Task goal: Across the entries below, count the lines in which the word "that" occurs. Reply with the count alone.

Data supplied:
***

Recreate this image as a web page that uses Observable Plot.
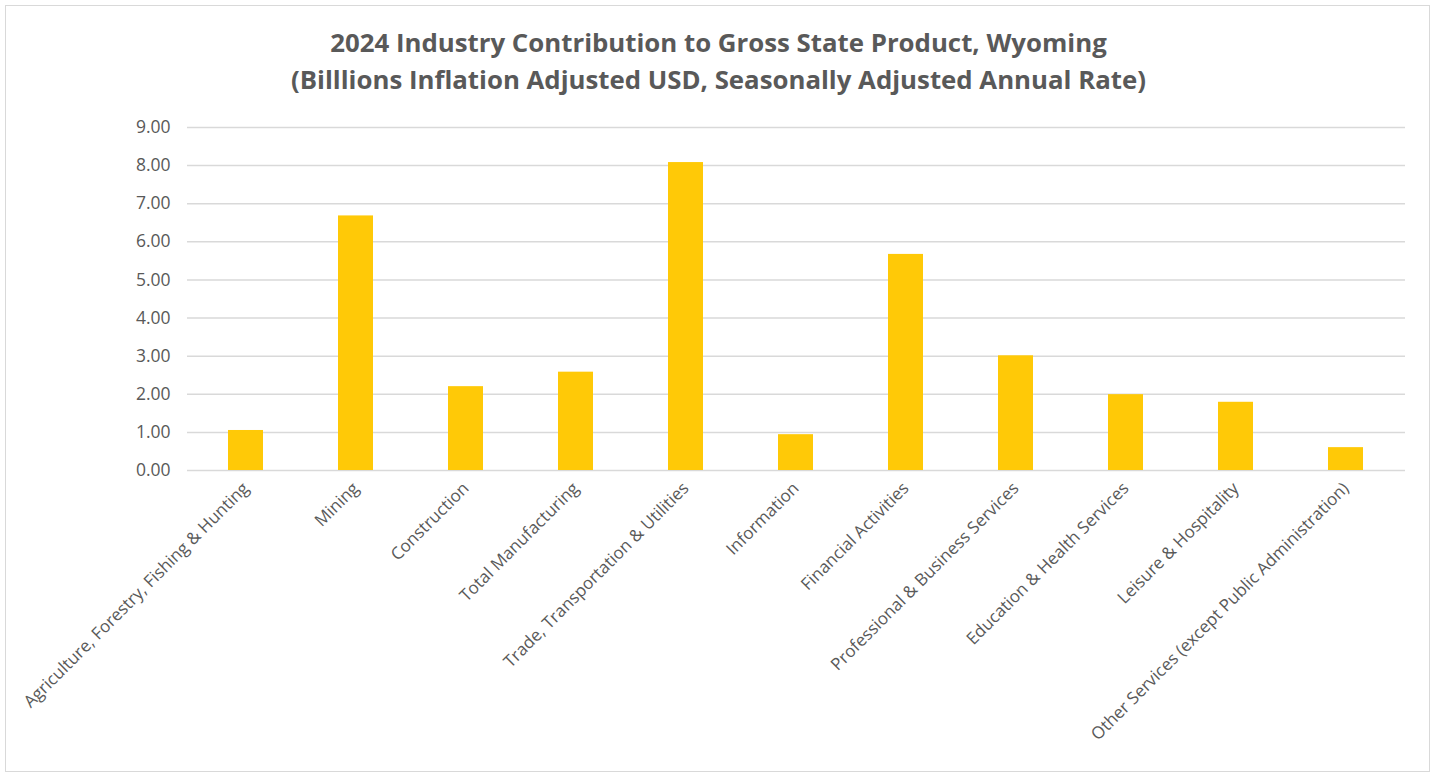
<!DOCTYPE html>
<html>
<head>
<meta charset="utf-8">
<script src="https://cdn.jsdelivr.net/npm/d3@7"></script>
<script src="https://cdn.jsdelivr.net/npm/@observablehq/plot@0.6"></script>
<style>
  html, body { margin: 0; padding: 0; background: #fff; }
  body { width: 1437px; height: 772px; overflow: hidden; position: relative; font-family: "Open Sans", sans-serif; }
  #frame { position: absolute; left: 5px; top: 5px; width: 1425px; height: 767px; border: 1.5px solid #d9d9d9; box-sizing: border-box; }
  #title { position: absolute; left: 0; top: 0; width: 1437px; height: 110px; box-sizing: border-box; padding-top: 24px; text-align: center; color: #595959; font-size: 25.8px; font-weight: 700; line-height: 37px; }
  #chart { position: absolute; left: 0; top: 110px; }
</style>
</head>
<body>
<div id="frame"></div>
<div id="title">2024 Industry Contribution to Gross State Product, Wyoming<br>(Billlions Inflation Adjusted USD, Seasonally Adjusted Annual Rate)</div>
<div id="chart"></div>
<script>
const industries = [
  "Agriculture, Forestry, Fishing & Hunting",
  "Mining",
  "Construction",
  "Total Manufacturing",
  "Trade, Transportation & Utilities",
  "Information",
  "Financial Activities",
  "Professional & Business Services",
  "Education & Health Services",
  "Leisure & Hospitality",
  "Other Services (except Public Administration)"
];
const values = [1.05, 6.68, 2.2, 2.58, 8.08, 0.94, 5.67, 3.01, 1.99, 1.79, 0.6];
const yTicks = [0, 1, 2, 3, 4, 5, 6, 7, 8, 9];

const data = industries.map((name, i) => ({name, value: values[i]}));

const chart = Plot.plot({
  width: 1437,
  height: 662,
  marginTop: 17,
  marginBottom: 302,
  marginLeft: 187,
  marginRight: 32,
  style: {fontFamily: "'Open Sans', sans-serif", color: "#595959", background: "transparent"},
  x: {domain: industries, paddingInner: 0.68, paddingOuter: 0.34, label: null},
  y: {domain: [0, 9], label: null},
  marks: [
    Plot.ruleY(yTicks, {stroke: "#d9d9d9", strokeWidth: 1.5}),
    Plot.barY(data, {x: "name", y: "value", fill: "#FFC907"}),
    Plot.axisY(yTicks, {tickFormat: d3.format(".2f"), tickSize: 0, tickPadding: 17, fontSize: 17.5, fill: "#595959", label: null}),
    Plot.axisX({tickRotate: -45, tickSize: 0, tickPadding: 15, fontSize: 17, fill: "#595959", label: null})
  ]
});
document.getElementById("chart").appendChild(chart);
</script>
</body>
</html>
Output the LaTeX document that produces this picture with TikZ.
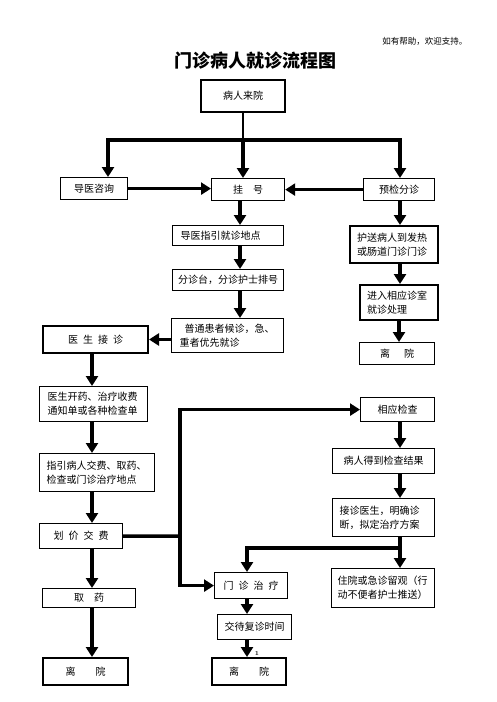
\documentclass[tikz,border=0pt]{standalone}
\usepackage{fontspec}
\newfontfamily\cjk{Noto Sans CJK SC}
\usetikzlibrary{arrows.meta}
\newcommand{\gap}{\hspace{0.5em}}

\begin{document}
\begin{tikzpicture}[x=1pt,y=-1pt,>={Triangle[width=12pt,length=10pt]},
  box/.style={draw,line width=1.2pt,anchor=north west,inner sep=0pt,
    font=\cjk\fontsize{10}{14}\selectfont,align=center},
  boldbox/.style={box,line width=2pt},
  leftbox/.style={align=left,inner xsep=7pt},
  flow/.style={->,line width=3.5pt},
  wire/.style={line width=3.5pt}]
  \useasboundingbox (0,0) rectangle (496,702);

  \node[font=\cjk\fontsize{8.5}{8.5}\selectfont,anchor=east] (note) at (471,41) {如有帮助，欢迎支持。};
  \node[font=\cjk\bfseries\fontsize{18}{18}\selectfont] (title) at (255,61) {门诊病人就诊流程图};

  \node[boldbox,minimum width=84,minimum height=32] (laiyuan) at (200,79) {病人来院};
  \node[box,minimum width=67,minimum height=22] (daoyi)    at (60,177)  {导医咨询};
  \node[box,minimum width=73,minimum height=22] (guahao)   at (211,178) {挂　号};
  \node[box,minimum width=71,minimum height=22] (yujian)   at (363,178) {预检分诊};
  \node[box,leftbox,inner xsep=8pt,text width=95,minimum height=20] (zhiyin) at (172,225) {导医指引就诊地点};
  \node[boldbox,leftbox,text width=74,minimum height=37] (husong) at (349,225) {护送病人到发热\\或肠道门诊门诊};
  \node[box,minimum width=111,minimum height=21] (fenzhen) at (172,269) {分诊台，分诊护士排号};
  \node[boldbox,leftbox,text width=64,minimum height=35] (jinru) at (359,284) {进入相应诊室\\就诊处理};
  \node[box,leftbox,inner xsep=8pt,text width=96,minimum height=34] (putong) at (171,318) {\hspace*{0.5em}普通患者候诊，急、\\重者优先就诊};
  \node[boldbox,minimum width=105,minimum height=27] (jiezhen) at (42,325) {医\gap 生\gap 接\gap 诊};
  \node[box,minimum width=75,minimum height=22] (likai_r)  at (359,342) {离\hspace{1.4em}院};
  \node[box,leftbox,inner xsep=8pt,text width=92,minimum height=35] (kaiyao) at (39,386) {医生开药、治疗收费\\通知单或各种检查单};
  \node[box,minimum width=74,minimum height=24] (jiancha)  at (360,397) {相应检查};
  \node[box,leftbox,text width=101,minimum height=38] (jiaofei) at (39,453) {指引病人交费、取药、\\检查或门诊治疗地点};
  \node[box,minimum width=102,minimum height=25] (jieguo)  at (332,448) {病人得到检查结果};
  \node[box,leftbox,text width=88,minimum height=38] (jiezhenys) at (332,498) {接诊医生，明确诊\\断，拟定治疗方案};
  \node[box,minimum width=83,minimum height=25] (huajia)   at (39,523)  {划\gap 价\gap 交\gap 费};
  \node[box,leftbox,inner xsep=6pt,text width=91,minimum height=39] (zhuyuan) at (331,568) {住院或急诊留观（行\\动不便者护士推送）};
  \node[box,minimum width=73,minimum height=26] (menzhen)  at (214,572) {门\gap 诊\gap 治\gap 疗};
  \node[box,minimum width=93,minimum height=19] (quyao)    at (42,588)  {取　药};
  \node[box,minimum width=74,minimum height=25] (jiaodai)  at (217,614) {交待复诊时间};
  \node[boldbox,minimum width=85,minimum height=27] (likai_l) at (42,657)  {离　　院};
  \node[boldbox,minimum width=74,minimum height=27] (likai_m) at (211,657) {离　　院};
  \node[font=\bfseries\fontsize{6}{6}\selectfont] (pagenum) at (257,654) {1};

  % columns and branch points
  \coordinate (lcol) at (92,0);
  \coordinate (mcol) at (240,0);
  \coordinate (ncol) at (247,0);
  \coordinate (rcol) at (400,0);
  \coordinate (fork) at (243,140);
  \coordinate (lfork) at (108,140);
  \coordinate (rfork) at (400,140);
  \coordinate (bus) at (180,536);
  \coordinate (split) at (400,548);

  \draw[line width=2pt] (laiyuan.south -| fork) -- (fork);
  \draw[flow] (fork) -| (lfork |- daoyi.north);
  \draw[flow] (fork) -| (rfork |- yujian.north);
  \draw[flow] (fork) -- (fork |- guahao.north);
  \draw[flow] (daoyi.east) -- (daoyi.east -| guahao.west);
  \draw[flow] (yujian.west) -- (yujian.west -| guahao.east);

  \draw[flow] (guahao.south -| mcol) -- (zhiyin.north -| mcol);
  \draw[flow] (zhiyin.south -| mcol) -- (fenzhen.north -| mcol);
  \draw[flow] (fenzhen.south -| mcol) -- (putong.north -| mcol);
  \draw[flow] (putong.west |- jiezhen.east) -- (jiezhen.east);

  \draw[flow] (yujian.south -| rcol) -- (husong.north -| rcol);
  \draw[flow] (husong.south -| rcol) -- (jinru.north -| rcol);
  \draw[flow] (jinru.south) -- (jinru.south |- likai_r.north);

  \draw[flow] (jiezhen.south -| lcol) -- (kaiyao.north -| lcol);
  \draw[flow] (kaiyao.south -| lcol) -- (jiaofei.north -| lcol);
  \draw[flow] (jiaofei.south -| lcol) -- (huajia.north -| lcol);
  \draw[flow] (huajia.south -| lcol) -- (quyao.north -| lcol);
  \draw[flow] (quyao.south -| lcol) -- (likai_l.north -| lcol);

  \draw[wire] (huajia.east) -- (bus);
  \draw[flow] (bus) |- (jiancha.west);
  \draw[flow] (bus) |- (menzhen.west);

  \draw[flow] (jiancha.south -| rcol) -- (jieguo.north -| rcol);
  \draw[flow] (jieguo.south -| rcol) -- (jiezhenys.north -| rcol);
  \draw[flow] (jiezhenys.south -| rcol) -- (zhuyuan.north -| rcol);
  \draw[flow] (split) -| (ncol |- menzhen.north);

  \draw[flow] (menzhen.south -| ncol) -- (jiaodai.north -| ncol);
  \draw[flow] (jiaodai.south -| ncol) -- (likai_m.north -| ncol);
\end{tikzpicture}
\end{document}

***

Result of the task: 2